Bagnet (Northern Ilocano and Tagalog pronunciation: /ilo/, Southern Ilocano pronunciation: /ilo/), also locally known as "chicharon" or tsitsaron in Ilocano, is a Filipino dish consisting of pork belly (liempo) boiled and deep fried until it is crispy. It is seasoned with garlic, black peppercorns, bay leaves, and salt. First, the meat is boiled, and, then allowed to thoroughly drain excess moisture overnight before frying, to achieve its characteristic chicharon-like texture. Bagnet can be eaten on its own or with white rice.

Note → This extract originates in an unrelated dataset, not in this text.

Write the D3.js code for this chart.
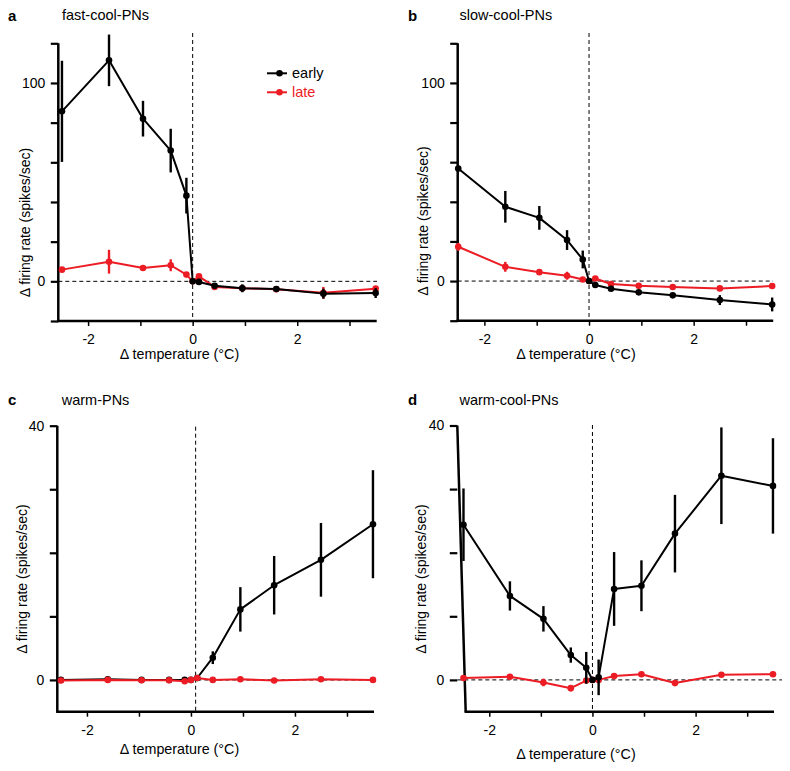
<!DOCTYPE html>
<html><head><meta charset="utf-8">
<script src="https://cdn.jsdelivr.net/npm/d3@7"></script>
<style>
body{margin:0;background:#fff}
text{font-family:"Liberation Sans",Arial,Helvetica,sans-serif}
</style>
</head><body>
<svg id="chart" width="790" height="771"></svg>
<script>
// ---- data ----
const tempX = [-2.5, -1.6, -0.95, -0.42, -0.12, 0, 0.12, 0.42, 0.95, 1.6, 2.5, 3.5];

const fastEarly    = [85.7, 111.4, 82, 65.9, 43.2, 0, -0.3, -2.2, -3.5, -3.9, -6.2, -5.9];
const fastEarlyErr = [25.5, 13, 9, 11, 9, 0, 0.8, 1, 2, 1.5, 2.5, 2.5];
const fastLate     = [5.9, 9.9, 6.7, 8.1, 3.4, 0, 2.5, -2.8, -3.5, -4, -5.8, -3.7];
const fastLateErr  = [1, 6, 1, 3, 1, 0, 1.2, 1, 1, 0.5, 3, 1];

const slowEarly    = [56.8, 37.5, 31.9, 20.7, 10.9, 0, -2, -3.9, -5.7, -7.2, -9.6, -11.8];
const slowEarlyErr = [1.5, 8, 6, 5, 4.5, 0, 1, 1, 1, 1, 2.5, 3.5];
const slowLate     = [17.3, 7.2, 4.5, 2.7, 0.8, 0, 1.3, -1.5, -2.4, -3, -3.7, -2.5];
const slowLateErr  = [2, 2.5, 1, 2, 0.5, 0, 0.5, 0.5, 0.5, 0.5, 0.5, 0.5];

const warmEarly    = [0, 0.1, 0, 0, 0, 0, 0.3, 3.5, 11.1, 14.9, 18.9, 24.5];
const warmEarlyErr = [0, 0, 0, 0, 0, 0, 0.3, 1, 3.5, 4.6, 5.8, 8.5];
const warmLate     = [-0.1, 0, -0.05, -0.05, -0.2, 0, 0.3, 0, 0.1, -0.1, 0.1, 0];
const warmLateErr  = [0.2, 0.2, 0.2, 0.2, 0.2, 0, 0.2, 0.2, 0.2, 0.2, 0.2, 0.2];

const wcEarly    = [24.4, 13.2, 9.6, 3.9, 1.9, 0, 0.4, 14.3, 14.8, 23, 32.1, 30.5];
const wcEarlyErr = [5.7, 2.3, 2, 1.2, 2.5, 0, 2.8, 5.8, 4, 6.1, 7.6, 7.5];
const wcLate     = [0.3, 0.5, -0.4, -1.3, -0.1, 0, 0, 0.6, 0.9, -0.5, 0.8, 0.9];
const wcLateErr  = [0.3, 0.3, 0.6, 0.5, 0.3, 0, 0.3, 0.3, 0.3, 0.3, 0.3, 0.3];

const xTicks = [-2, -1, 0, 1, 2, 3];
const xTickLabels = [-2, 0, 2];
const yTicksTop = [-20, 0, 20, 40, 60, 80, 100, 120];
const yTickLabelsTop = [0, 100];
const yTicksBottom = [0, 10, 20, 30, 40];
const yTickLabelsBottom = [0, 40];

const seriesNames = ["early", "late"];
const xLabel = "\u0394 temperature (\u00B0C)";
const yLabel = "\u0394 firing rate (spikes/sec)";

// ---- layout ----
const BLACK = "#000", RED = "#ec1c24";
const panels = [
  {letter:"a", title:"fast-cool-PNs", early:fastEarly, earlyErr:fastEarlyErr, late:fastLate, lateErr:fastLateErr,
   xDom:[-2.57,3.52], xR:[58.3,376.7], yDom:[-20,120], yR:[321,43.3], yTicks:yTicksTop, yLabels:yTickLabelsTop,
   letterPos:[8,21], titlePos:[62,20], vLineX:0, vTop:33, hEnd:377, yLab:[30,222.5], xLab:[179.5,359], redTop:false, legend:true},
  {letter:"b", title:"slow-cool-PNs", early:slowEarly, earlyErr:slowEarlyErr, late:slowLate, lateErr:slowLateErr,
   xDom:[-2.51,3.52], xR:[457.7,773.2], yDom:[-20,120], yR:[320.7,43.3], yTicks:yTicksTop, yLabels:yTickLabelsTop,
   letterPos:[408,21], titlePos:[459.5,20], vLineX:0, vTop:33, hEnd:773, yLab:[428,221], xLab:[576,359], redTop:false},
  {letter:"c", title:"warm-PNs", early:warmEarly, earlyErr:warmEarlyErr, late:warmLate, lateErr:warmLateErr,
   xDom:[-2.57,3.52], xR:[57.3,374], yDom:[-5,40], yR:[711.7,425.7], yTicks:yTicksBottom, yLabels:yTickLabelsBottom,
   letterPos:[8,405], titlePos:[61.7,405], vLineX:0.09, vTop:426.7, hEnd:374, yLab:[27,579], xLab:[179.5,754], redTop:true},
  {letter:"d", title:"warm-cool-PNs", early:wcEarly, earlyErr:wcEarlyErr, late:wcLate, lateErr:wcLateErr,
   xDom:[-2.62,3.52], xR:[457.3,774], yDom:[-5,40], yR:[711.7,425.5], yTicks:yTicksBottom, yLabels:yTickLabelsBottom,
   letterPos:[408,405], titlePos:[459.5,405], vLineX:0, vTop:425, hEnd:782, yLab:[426,579], xLab:[576,759], redTop:false,
   slantAxis:[465.7]}
];

const svg = d3.select("#chart");

panels.forEach(p => {
  const x = d3.scaleLinear().domain(p.xDom).range(p.xR);
  const y = d3.scaleLinear().domain(p.yDom).range(p.yR);
  const g = svg.append("g");
  const axX = p.xR[0];
  const x0b = p.slantAxis ? p.slantAxis[0] : axX;

  // panel letter + title
  g.append("text").attr("x", p.letterPos[0]).attr("y", p.letterPos[1]).attr("font-size", 15).attr("font-weight", "bold").text(p.letter);
  g.append("text").attr("x", p.titlePos[0]).attr("y", p.titlePos[1]).attr("font-size", 14.5).text(p.title);

  // dashed reference lines
  g.append("line").attr("x1", axX).attr("x2", p.hEnd).attr("y1", y(0)).attr("y2", y(0))
    .attr("stroke", BLACK).attr("stroke-width", 1).attr("stroke-dasharray", "4,3");
  g.append("line").attr("x1", x(p.vLineX)).attr("x2", x(p.vLineX)).attr("y1", p.vTop).attr("y2", p.yR[0])
    .attr("stroke", BLACK).attr("stroke-width", 1).attr("stroke-dasharray", "4,3");

  // axes
  const yAxis = d3.axisLeft(y).tickValues(p.yTicks).tickSize(7.5).tickPadding(5.5)
    .tickFormat(d => p.yLabels.includes(d) ? String(d) : "");
  const yg = g.append("g").attr("transform", `translate(${axX},0)`).call(yAxis);
  yg.selectAll(".tick line").attr("stroke-width", 2.2);
  yg.selectAll("text").attr("font-size", 14).attr("fill", BLACK);
  yg.select(".domain").remove();
  g.append("line").attr("x1", axX).attr("y1", p.yR[1]).attr("x2", x0b).attr("y2", p.yR[0])
    .attr("stroke", BLACK).attr("stroke-width", 2.5);

  const xAxis = d3.axisBottom(x).tickValues(xTicks).tickSize(5).tickPadding(8)
    .tickFormat(d => xTickLabels.includes(d) ? String(d) : "");
  const xg = g.append("g").attr("transform", `translate(0,${p.yR[0]})`).call(xAxis);
  xg.select(".domain").remove();
  xg.selectAll(".tick line").attr("stroke-width", 1.5);
  xg.selectAll("text").attr("font-size", 14).attr("fill", BLACK);
  g.append("line").attr("x1", x0b - 1.2).attr("x2", p.xR[1]).attr("y1", p.yR[0]).attr("y2", p.yR[0])
    .attr("stroke", BLACK).attr("stroke-width", 2.5);

  // axis labels
  g.append("text").attr("x", p.xLab[0]).attr("y", p.xLab[1]).attr("text-anchor", "middle").attr("font-size", 14.3).text(xLabel);
  g.append("text").attr("transform", `translate(${p.yLab[0]},${p.yLab[1]}) rotate(-90)`)
    .attr("text-anchor", "middle").attr("font-size", 14).text(yLabel);

  // series
  const drawSeries = (vals, errs, color) => {
    const data = tempX.map((t, i) => ({t, v: vals[i], e: errs[i]}));
    const s = g.append("g");
    s.selectAll("line.err").data(data.filter(d => d.e > 0)).enter().append("line")
      .attr("x1", d => x(d.t)).attr("x2", d => x(d.t))
      .attr("y1", d => y(d.v - d.e)).attr("y2", d => y(d.v + d.e))
      .attr("stroke", color).attr("stroke-width", 2.4);
    s.append("path").datum(data)
      .attr("d", d3.line().x(d => x(d.t)).y(d => y(d.v)))
      .attr("fill", "none").attr("stroke", color).attr("stroke-width", 2).attr("stroke-linejoin", "round");
    s.selectAll("circle").data(data).enter().append("circle")
      .attr("cx", d => x(d.t)).attr("cy", d => y(d.v)).attr("r", 3.3).attr("fill", color);
  };
  if (p.redTop) {
    drawSeries(p.early, p.earlyErr, BLACK);
    drawSeries(p.late, p.lateErr, RED);
  } else {
    drawSeries(p.late, p.lateErr, RED);
    drawSeries(p.early, p.earlyErr, BLACK);
  }

  // legend
  if (p.legend) {
    const lg = g.append("g");
    [BLACK, RED].forEach((c, i) => {
      const ly = 73.3 + i * 19;
      lg.append("line").attr("x1", 267).attr("x2", 287).attr("y1", ly).attr("y2", ly).attr("stroke", c).attr("stroke-width", 2);
      lg.append("circle").attr("cx", 279.5).attr("cy", ly).attr("r", 3.3).attr("fill", c);
      lg.append("text").attr("x", 292).attr("y", ly + 5).attr("font-size", 14.5).attr("fill", c).text(seriesNames[i]);
    });
  }
});
</script>
</body></html>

It can also be used as an ingredient or paired with other dishes like pinakbet and dinardaraan.

Bagnet is traditionally dipped in vinegar-based sauces (usually sukang iloko), bagoong (fermented fish or shrimp paste), or (more rarely) pig's blood.

== Etymology ==
Bagnet came from the word "bagnetin", which means to “preserve the pork”. They are preserved by boiling and frying the slabs of pork before refrigerating, and then twice fried when ready to serve.

== In popular culture ==
The popularity of bagnet served as a character plot point in the Filipino film I'm Drunk, I Love You with Carson, played by Maja Salvador, depicted craving for the dish to the point of creating an impromptu "bagnet dance" to celebrate it.